Taoist sifu (teacher) Gau (the amazing Lam Ching-Ying) has been asked by the wealthy Yam family to rebury their patriarch, as poor "feng shui" is depleting their fortune. Upon unearthing the old fellow, it seems that 20 years spent underground has had no ill effects upon the corpse, except for its razor sharp blue fingernails and its insatiable lust for blood. That's right, the elder Yam has turned into a vampire. Gau realizes this and entrusts his assistants to affix various spells and charms on the casket to prevent the monster from getting loose. As the film demonstrates, the placement of parchment bearing spells, or even symbols drawn in blood, on the creatures' foreheads paralyze them instantly. But Gau's assistants, Choi and Chou, are a couple of bumblers who make a crucial mistake that releases the undead Yam.
Choi gets himself bitten by the ill tempered ghoul and must then dance on sticky rice to try and draw out the vampirism. Meanwhile his partner-in-crime Choi is seduced by a ghostly vixen and as if that's not bad enough, once dead bodies start turning up a dim-witted constable arrests Gau under suspicion of murder. After an absolutely hilarious and breathtaking fight scene in the jailhouse, Gau's name is cleared and he can get back to saving his assistants and putting the elder Yam to restů for good. In order to do this, he must first face the female ghost who's bewitched Chou. During their climactic showdown sifu Gau, in true Hong Kong fashion, even has to fight her disembodied head. The finale includes more hopping ghouls, spiritual kung-fu, slapstick comedy and hair-raising predicaments than any ten films combined and still packs one helluva punch even after 20 years.
It's amazing how well this film has withstood the test of time. While much of the physical humor and stunts will always be timeless, even the crude wirework and physical effects look good in this age of "bullet time" and ever increasing CGI special effects. Lam Ching-Ying's amazing physical presence on screen also plays a big part in the films popularity, although Lam himself felt typecast by the role of Gau, playing similar characters (in no less than eight sequels and knock-offs of Mr. Vampire) in close to 15 films before his untimely death, at the age of 45, from liver cancer in 1997.
Picture: This is the digitally remastered edition and it clearly shows. Fortune Star released both versions of this film and have greatly improved upon every aspect of this edition. The film is presented in a 1.78:1 anamorphic widescreen transfer.
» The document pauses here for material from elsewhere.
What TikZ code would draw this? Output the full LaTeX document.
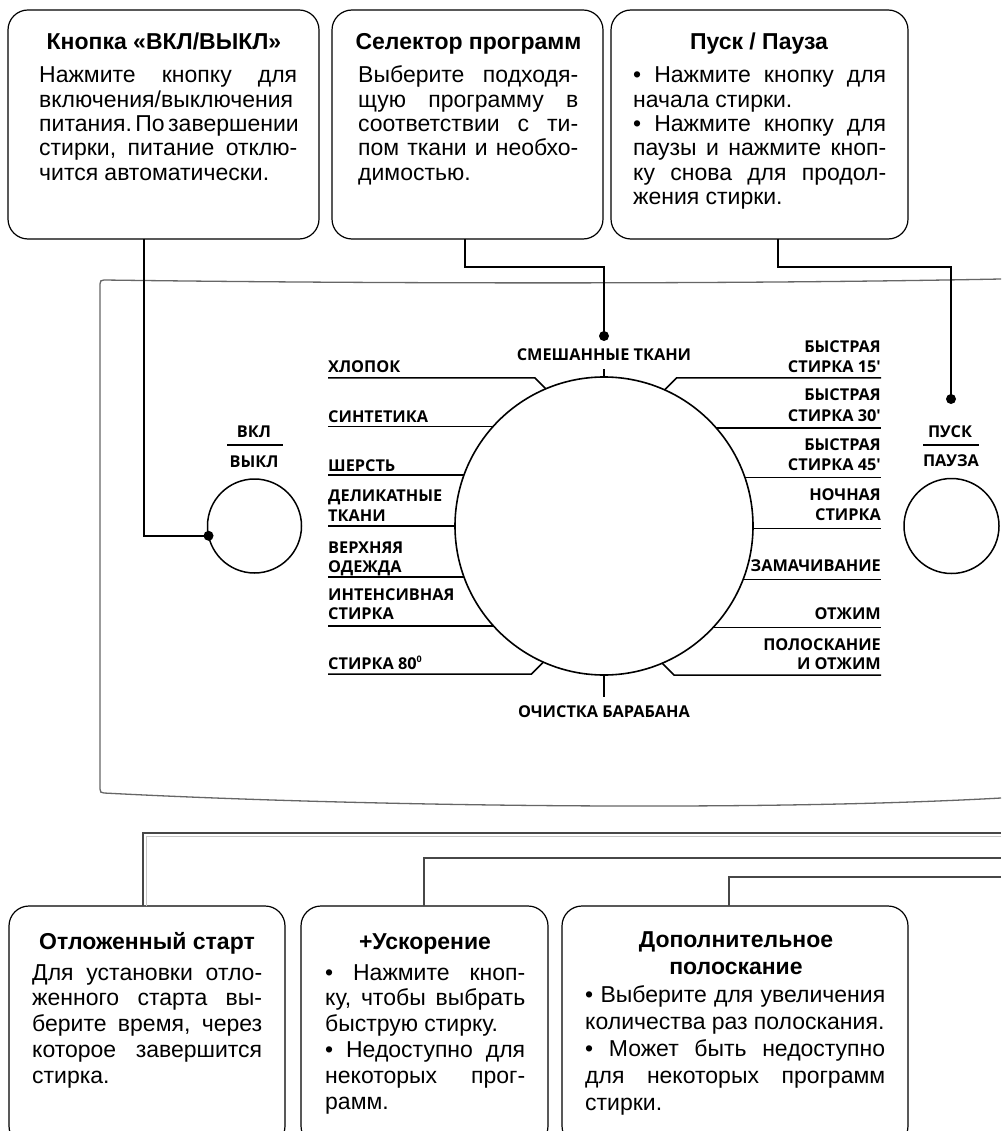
\documentclass[tikz,border=0pt]{standalone}
\usepackage{fontspec}
\setmainfont{Liberation Sans}
\newfontfamily\dialfont{Open Sans}
\newcommand\bodysetup{\tolerance=10000 \hyphenpenalty=10000 \frenchspacing\parindent=0pt \spaceskip=0.27em plus 0.8em minus 0.12em }
\begin{document}
\begin{tikzpicture}[x=1pt,y=-1pt,
  box/.style={draw, line width=1.2pt, rounded corners=20pt, inner sep=0pt, outer sep=0pt, anchor=north west},
  ttl/.style={font={\bfseries\fontsize{23}{24}\selectfont}, anchor=base, inner sep=0pt},
  bodytxt/.style={font={\fontsize{23}{24.3}\selectfont\bodysetup}, align=justify, anchor=base west, inner sep=0pt},
  bodytxtb/.style={font={\fontsize{23}{25.8}\selectfont\bodysetup}, align=justify, anchor=base west, inner sep=0pt},
  bodytxtc/.style={font={\fontsize{23}{27}\selectfont\bodysetup}, align=justify, anchor=base west, inner sep=0pt},
  lbl/.style={font={\dialfont\bfseries\fontsize{16.3}{19}\selectfont}, inner sep=0pt},
  lw/.style={lbl, anchor=base west},
  le/.style={lbl, anchor=base east},
  lc/.style={lbl, anchor=base},
  dline/.style={line width=1.6pt},
  conn/.style={line width=2pt},
  dot/.style={circle, fill, inner sep=0pt, minimum size=10pt},
  lowconn/.style={line width=1.5pt, black!72},
  lowlight/.style={line width=0.8pt, gray!45},
  panel/.style={line width=1.3pt, black!60},
  knob/.style={circle, draw, line width=1.5pt, inner sep=0pt, outer sep=0pt},
]
\fill[white] (0,0) rectangle (1001,1131);
\useasboundingbox (0,0) rectangle (1001,1131);
\clip (0,0) rectangle (1001,1131);

% panel outline
\draw[panel] (1001,279) .. controls (750,284) and (400,284) .. (104,280)
  .. controls (101,280) and (100,281) .. (100,284) -- (100,789)
  .. controls (100,792) and (101,793) .. (104,793)
  .. controls (350,806) and (750,812) .. (1001,798);

% top boxes
\node[box, minimum width=311pt, minimum height=229pt] (box1) at (8,10) {};
\node[box, minimum width=271pt, minimum height=229pt] (box2) at (332,10) {};
\node[box, minimum width=297pt, minimum height=229pt] (box3) at (611,10) {};

\node[ttl] (t1) at (164,50) {Кнопка «ВКЛ/ВЫКЛ»};
\node[bodytxt, text width=258pt] (b1) at (39,83) {Нажмите кнопку для\linebreak включения/выключения\linebreak питания.~По~завершении\linebreak стирки, питание отклю-\linebreak чится автоматически.};

\node[ttl] (t2) at (468.5,50) {Селектор программ};
\node[bodytxt, text width=220pt] (b2) at (358,83) {Выберите подходя-\linebreak щую программу в\linebreak соответствии с ти-\linebreak пом ткани и необхо-\linebreak димостью.};

\node[ttl] (t3) at (759,50) {Пуск / Пауза};
\node[bodytxt, text width=253pt] (b3) at (633,83) {• Нажмите кнопку для\linebreak начала стирки.\par • Нажмите кнопку для\linebreak паузы и нажмите кноп-\linebreak ку снова для продол-\linebreak жения стирки.};

% bottom boxes
\node[box, minimum width=276pt, minimum height=240pt] (box4) at (9,906) {};
\node[box, minimum width=247pt, minimum height=240pt] (box5) at (301,906) {};
\node[box, minimum width=346pt, minimum height=240pt] (box6) at (562,906) {};

\node[ttl] (t4) at (147,949) {Отложенный старт};
\node[bodytxtb, text width=230pt] (b4) at (32,980) {Для установки отло-\linebreak женного старта вы-\linebreak берите время, через\linebreak которое завершится\linebreak стирка.};

\node[ttl] (t5) at (425,949) {+Ускорение};
\node[bodytxtb, text width=200pt] (b5) at (325,980) {• Нажмите кноп-\linebreak ку, чтобы выбрать\linebreak быструю стирку.\par • Недоступно для\linebreak некоторых прог-\linebreak рамм.};

\node[ttl] (t6a) at (736,947) {Дополнительное};
\node[ttl] (t6b) at (736,974) {полоскание};
\node[bodytxtc, text width=300pt] (b6) at (585,1002) {• Выберите для увеличения\linebreak количества раз полоскания.\par • Может быть недоступно\linebreak для некоторых программ\linebreak стирки.};

% dial and knobs
\node[knob, line width=1.6pt, minimum size=298pt] (dial) at (604,526) {};
\node[knob, minimum size=94pt] (vkl) at (254.5,526) {};
\node[knob, minimum size=95pt] (pusk) at (951.5,526) {};

\node[lc] (vkltop) at (254,437) {ВКЛ};
\node[lc] (vklbot) at (254,467) {ВЫКЛ};
\draw[line width=1.5pt] (227,445) -- (283,445);
\node[lc] (pusktop) at (950,437) {ПУСК};
\node[lc] (puskbot) at (951,466) {ПАУЗА};
\draw[line width=1.5pt] (923,445) -- (979,445);

% dial labels left
\node[lw] (l1) at (328,372) {ХЛОПОК};
\node[lw] (l2) at (328,422) {СИНТЕТИКА};
\node[lw] (l3) at (328,471) {ШЕРСТЬ};
\node[lw] (l4a) at (328,501) {ДЕЛИКАТНЫЕ};
\node[lw] (l4b) at (328,521) {ТКАНИ};
\node[lw] (l5a) at (328,553) {ВЕРХНЯЯ};
\node[lw] (l5b) at (328,572) {ОДЕЖДА};
\node[lw] (l6a) at (328,600) {ИНТЕНСИВНАЯ};
\node[lw] (l6b) at (328,619) {СТИРКА};
\node[lw] (l7) at (328,669) {СТИРКА 80\raisebox{.75ex}{\fontsize{9}{9}\selectfont 0}};

% dial labels right
\node[le] (r1a) at (881,352) {БЫСТРАЯ};
\node[le] (r1b) at (881,372) {СТИРКА 15′};
\node[le] (r2a) at (881,400) {БЫСТРАЯ};
\node[le] (r2b) at (881,421) {СТИРКА 30′};
\node[le] (r3a) at (881,450) {БЫСТРАЯ};
\node[le] (r3b) at (881,470) {СТИРКА 45′};
\node[le] (r4a) at (881,500.5) {НОЧНАЯ};
\node[le] (r4b) at (881,520) {СТИРКА};
\node[le] (r5) at (881,571) {ЗАМАЧИВАНИЕ};
\node[le] (r6) at (881,619) {ОТЖИМ};
\node[le] (r7a) at (881,650) {ПОЛОСКАНИЕ};
\node[le] (r7b) at (881,669) {И ОТЖИМ};
\node[lc] (mix) at (604,360) {СМЕШАННЫЕ ТКАНИ};
\node[lc] (clean) at (604,717) {ОЧИСТКА БАРАБАНА};

% leader lines
\draw[dline] (dial.113.6) -- ++(-11,-11) coordinate (k1) -- (k1 -| l1.west);
\draw[dline] (dial.138.9) -- (dial.138.9 -| l2.west);
\draw[dline] (dial.160.8) -- (dial.160.8 -| l3.west);
\draw[dline] (dial.180.4) -- (dial.180.4 -| l4b.west);
\draw[dline] (dial.200.4) -- (dial.200.4 -| l5b.west);
\draw[dline] (dial.222.2) -- (dial.222.2 -| l6b.west);
\draw[dline] (dial.246.7) -- ++(-12,12) coordinate (k7) -- (k7 -| l7.west);
\draw[dline] (dial.66.7) -- ++(12,-12) coordinate (k8) -- (k8 -| r1b.east);
\draw[dline] (dial.41.1) -- (dial.41.1 -| r2b.east);
\draw[dline] (dial.19.2) -- (dial.19.2 -| r3b.east);
\draw[dline] (dial.359.6) -- (dial.359.6 -| r4b.east);
\draw[dline] (dial.339.6) -- (dial.339.6 -| r5.east);
\draw[dline] (dial.317.8) -- (dial.317.8 -| r6.east);
\draw[dline] (dial.293.3) -- ++(12,12) coordinate (k14) -- (k14 -| r7b.east);
\draw[dline] (dial.north) -- ++(0,-8);
\draw[dline] (dial.south) -- ++(0,22);

% top connectors
\node[dot] (d1) at (vkl.192.3) {};
\node[dot] (d2) at (604,336) {};
\node[dot] (d3) at (951,399) {};
\draw[conn] ([xshift=-20pt]box1.south) |- (d1.center);
\draw[conn] ([xshift=-2.5pt]box2.south) -- ++(0,28) -| (d2.center);
\draw[conn] ([xshift=18.5pt]box3.south) -- ++(0,28) -| (d3.center);

% bottom connectors
\coordinate (e1) at (1001,833);
\coordinate (e2) at (1001,858);
\coordinate (e3) at (1001,877);
\draw[lowlight] ([xshift=-0.5pt]box4.north) |- ([yshift=-3.5pt]e1);
\draw[lowconn] ([xshift=-4pt]box4.north) |- (e1);
\draw[lowconn] ([xshift=-0.5pt]box5.north) |- (e2);
\draw[lowconn] ([xshift=-6pt]box6.north) |- (e3);
\end{tikzpicture}
\end{document}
The print looks like it could have been struck yesterday, with a clean, clear picture and rich colors. There is a little grain, but that is probably due to the type of film stock used.
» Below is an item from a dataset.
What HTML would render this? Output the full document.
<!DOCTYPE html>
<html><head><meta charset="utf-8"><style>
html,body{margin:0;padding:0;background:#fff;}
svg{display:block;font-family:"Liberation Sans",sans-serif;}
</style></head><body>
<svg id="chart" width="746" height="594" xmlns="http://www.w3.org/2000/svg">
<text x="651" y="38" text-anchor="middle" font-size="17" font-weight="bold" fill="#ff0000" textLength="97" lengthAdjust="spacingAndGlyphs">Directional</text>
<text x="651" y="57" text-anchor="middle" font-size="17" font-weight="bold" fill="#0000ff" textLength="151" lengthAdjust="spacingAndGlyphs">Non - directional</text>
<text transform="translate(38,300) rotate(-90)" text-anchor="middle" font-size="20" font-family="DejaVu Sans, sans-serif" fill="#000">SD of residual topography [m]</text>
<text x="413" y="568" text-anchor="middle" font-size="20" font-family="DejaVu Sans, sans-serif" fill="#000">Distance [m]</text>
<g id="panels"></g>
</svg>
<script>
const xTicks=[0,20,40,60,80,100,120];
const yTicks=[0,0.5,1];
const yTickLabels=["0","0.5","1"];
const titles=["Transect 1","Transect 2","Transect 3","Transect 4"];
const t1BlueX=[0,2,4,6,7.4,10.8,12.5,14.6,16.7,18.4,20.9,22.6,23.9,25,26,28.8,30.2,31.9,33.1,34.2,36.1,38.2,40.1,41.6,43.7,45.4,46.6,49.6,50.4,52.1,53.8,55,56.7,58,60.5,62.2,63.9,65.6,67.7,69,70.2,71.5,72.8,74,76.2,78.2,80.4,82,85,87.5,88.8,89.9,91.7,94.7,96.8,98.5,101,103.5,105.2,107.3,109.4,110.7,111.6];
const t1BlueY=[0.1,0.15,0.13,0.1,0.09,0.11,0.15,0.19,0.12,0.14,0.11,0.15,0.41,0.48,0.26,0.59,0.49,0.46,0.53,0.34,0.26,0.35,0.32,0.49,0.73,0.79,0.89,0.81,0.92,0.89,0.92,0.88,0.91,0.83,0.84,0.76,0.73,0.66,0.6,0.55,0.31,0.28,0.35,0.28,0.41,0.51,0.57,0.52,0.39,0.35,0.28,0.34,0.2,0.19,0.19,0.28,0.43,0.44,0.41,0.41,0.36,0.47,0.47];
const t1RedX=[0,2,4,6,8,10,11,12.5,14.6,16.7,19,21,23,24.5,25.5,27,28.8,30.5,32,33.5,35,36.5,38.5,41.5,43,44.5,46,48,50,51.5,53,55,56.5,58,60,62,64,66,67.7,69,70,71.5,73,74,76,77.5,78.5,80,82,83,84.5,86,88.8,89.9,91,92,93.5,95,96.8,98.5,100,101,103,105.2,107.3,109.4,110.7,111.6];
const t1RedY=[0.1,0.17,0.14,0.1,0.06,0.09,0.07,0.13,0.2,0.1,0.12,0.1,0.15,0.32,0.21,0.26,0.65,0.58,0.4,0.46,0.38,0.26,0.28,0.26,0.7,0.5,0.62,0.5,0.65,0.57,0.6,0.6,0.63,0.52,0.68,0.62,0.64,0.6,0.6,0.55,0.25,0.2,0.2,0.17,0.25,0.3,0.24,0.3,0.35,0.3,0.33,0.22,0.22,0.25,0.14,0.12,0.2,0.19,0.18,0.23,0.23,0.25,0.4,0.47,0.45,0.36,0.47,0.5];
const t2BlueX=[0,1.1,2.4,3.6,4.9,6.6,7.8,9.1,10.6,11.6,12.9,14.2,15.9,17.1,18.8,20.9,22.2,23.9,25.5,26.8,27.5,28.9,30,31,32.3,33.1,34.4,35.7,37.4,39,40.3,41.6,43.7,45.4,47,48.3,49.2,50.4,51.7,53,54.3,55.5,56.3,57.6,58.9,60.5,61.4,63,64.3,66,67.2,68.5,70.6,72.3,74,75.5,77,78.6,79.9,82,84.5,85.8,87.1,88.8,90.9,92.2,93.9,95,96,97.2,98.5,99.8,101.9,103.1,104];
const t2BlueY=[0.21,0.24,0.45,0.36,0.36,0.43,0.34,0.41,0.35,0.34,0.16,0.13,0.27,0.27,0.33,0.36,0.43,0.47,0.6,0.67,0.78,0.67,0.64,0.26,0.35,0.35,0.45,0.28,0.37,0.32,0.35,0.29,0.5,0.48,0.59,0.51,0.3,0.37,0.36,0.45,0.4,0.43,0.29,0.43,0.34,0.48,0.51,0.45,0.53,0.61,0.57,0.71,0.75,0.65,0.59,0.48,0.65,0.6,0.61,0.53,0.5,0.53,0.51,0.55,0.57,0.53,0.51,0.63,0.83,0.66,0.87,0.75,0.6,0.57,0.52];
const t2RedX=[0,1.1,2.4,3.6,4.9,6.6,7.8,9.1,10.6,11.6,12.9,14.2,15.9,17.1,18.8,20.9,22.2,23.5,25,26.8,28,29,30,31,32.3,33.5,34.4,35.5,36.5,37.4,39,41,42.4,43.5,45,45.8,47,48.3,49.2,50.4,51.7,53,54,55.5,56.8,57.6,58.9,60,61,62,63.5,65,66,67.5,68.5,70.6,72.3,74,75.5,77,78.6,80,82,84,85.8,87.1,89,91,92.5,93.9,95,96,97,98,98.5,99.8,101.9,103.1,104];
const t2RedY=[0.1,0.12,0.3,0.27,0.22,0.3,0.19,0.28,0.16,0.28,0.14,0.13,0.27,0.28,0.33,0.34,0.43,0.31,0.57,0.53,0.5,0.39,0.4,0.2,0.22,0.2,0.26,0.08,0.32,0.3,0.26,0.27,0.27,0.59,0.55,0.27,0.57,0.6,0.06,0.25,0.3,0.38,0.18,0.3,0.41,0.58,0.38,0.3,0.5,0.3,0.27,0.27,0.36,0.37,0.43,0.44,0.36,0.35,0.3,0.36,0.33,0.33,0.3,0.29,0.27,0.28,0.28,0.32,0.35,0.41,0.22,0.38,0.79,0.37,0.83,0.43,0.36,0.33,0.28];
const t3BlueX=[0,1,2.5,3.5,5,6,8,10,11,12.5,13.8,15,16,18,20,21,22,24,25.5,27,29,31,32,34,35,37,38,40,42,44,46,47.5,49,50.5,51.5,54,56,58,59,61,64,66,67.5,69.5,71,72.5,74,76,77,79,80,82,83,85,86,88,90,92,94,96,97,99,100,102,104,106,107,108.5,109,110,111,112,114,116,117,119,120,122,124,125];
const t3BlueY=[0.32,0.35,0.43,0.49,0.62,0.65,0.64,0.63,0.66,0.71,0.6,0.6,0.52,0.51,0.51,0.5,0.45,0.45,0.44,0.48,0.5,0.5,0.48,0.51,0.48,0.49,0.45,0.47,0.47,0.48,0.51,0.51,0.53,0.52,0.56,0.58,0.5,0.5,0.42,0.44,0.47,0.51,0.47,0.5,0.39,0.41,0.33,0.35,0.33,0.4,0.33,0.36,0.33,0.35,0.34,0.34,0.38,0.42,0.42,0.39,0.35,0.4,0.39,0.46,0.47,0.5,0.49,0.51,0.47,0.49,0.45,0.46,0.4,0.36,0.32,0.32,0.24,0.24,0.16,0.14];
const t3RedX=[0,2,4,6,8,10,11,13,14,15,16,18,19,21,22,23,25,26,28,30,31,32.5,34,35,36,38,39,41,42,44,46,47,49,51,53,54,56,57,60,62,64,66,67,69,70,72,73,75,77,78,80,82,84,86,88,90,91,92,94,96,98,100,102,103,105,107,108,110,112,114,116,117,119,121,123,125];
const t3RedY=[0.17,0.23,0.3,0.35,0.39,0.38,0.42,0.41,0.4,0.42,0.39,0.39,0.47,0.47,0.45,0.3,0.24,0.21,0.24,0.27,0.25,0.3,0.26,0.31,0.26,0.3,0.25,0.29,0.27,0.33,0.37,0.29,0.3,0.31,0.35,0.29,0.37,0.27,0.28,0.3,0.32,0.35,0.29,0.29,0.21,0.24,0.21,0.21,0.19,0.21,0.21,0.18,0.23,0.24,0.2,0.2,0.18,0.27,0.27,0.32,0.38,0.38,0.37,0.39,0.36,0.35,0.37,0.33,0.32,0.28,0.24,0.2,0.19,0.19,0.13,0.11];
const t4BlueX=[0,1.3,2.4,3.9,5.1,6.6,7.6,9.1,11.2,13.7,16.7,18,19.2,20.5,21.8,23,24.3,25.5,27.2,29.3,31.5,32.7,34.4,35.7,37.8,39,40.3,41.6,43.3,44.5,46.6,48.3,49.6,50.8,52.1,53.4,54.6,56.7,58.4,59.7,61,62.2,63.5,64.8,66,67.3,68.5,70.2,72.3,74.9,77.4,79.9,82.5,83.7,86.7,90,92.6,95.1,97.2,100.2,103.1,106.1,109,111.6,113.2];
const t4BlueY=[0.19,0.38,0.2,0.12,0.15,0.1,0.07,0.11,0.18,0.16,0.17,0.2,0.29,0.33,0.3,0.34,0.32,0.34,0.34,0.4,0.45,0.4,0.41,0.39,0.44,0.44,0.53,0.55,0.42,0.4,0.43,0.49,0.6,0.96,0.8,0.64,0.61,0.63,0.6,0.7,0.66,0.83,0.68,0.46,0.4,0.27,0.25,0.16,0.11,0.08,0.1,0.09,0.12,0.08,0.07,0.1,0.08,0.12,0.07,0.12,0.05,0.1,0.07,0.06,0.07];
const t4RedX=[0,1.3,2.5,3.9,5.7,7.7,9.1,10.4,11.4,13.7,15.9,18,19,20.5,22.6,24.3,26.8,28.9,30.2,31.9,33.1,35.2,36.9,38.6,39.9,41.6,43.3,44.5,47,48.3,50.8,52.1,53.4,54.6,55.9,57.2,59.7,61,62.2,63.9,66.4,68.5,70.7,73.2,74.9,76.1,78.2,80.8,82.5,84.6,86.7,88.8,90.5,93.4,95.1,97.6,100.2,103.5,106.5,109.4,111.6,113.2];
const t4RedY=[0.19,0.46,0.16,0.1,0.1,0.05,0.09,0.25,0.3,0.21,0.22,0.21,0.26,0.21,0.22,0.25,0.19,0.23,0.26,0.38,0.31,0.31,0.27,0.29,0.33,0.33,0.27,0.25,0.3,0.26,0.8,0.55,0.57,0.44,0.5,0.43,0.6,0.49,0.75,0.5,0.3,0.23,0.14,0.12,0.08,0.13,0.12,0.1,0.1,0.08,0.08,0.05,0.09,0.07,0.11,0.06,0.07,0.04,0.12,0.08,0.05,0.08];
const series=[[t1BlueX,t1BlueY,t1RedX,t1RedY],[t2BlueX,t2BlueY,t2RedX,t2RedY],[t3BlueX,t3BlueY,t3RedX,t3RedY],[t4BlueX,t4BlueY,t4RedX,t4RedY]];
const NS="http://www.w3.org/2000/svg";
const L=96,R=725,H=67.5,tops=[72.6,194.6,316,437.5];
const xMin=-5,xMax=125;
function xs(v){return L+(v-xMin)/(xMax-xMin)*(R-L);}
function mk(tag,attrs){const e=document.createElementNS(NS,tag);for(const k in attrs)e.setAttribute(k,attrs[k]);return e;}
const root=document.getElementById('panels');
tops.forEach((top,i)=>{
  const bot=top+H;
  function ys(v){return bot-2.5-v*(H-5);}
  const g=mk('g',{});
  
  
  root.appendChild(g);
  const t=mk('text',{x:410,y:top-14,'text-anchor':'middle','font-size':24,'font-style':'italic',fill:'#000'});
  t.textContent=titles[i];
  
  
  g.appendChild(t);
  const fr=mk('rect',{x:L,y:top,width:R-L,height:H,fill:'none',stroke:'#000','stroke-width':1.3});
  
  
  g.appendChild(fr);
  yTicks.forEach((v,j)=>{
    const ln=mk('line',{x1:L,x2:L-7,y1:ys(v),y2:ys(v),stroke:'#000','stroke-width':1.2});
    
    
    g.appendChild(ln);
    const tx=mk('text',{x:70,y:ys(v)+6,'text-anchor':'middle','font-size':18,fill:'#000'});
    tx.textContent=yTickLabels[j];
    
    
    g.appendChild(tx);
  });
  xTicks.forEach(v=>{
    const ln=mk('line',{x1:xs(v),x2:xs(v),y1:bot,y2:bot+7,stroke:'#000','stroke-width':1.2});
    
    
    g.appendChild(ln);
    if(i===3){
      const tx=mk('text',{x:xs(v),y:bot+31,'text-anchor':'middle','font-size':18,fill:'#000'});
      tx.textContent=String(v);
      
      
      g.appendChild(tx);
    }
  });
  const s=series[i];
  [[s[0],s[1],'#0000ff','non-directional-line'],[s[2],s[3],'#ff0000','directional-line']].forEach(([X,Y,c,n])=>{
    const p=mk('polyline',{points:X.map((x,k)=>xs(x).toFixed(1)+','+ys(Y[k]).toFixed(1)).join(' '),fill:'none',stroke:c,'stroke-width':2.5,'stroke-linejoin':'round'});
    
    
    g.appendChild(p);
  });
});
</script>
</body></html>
Audio: There are four audio tracks included on this DVD. A Cantonese Dolby Digital 5.1 Surround Track, a Cantonese DTS track, a Mandarin Dolby Digital 5.1 Surround Track and the original Cantonese 2.0 Stereo track. I listened to the Cantonese 5.1 track and it was phenomenal. The dialogue and sound effects were crisp and the music was very atmospheric and sounded better than ever.
Extras: Extras include an interview with Director Ricky Lau, a photo gallery and two trailers for the film: the remastered theatrical trailer and a newly edited "Americanized" trailer, which is much shorter.
Conclusion: It's about time that this keystone of '80s Hong Kong cinema finally received the DVD treatment it deserved. While it was great to have the film in all it's restored glory, as well as the insightful interview with Ricky Lau, I still wished that Fortune Star could have gotten their hands on some of the other extras I've seen floating around for this release. Specifically I am talking about a video tribute piece to Lam Ching-Ying that Sammo Hung and Chin Siu-ho produced and has been included on other releases of this film. That's just nitpicking though, as this presentation is just the thing to please longtime fans of the film and attract the curious. Highly Recommended.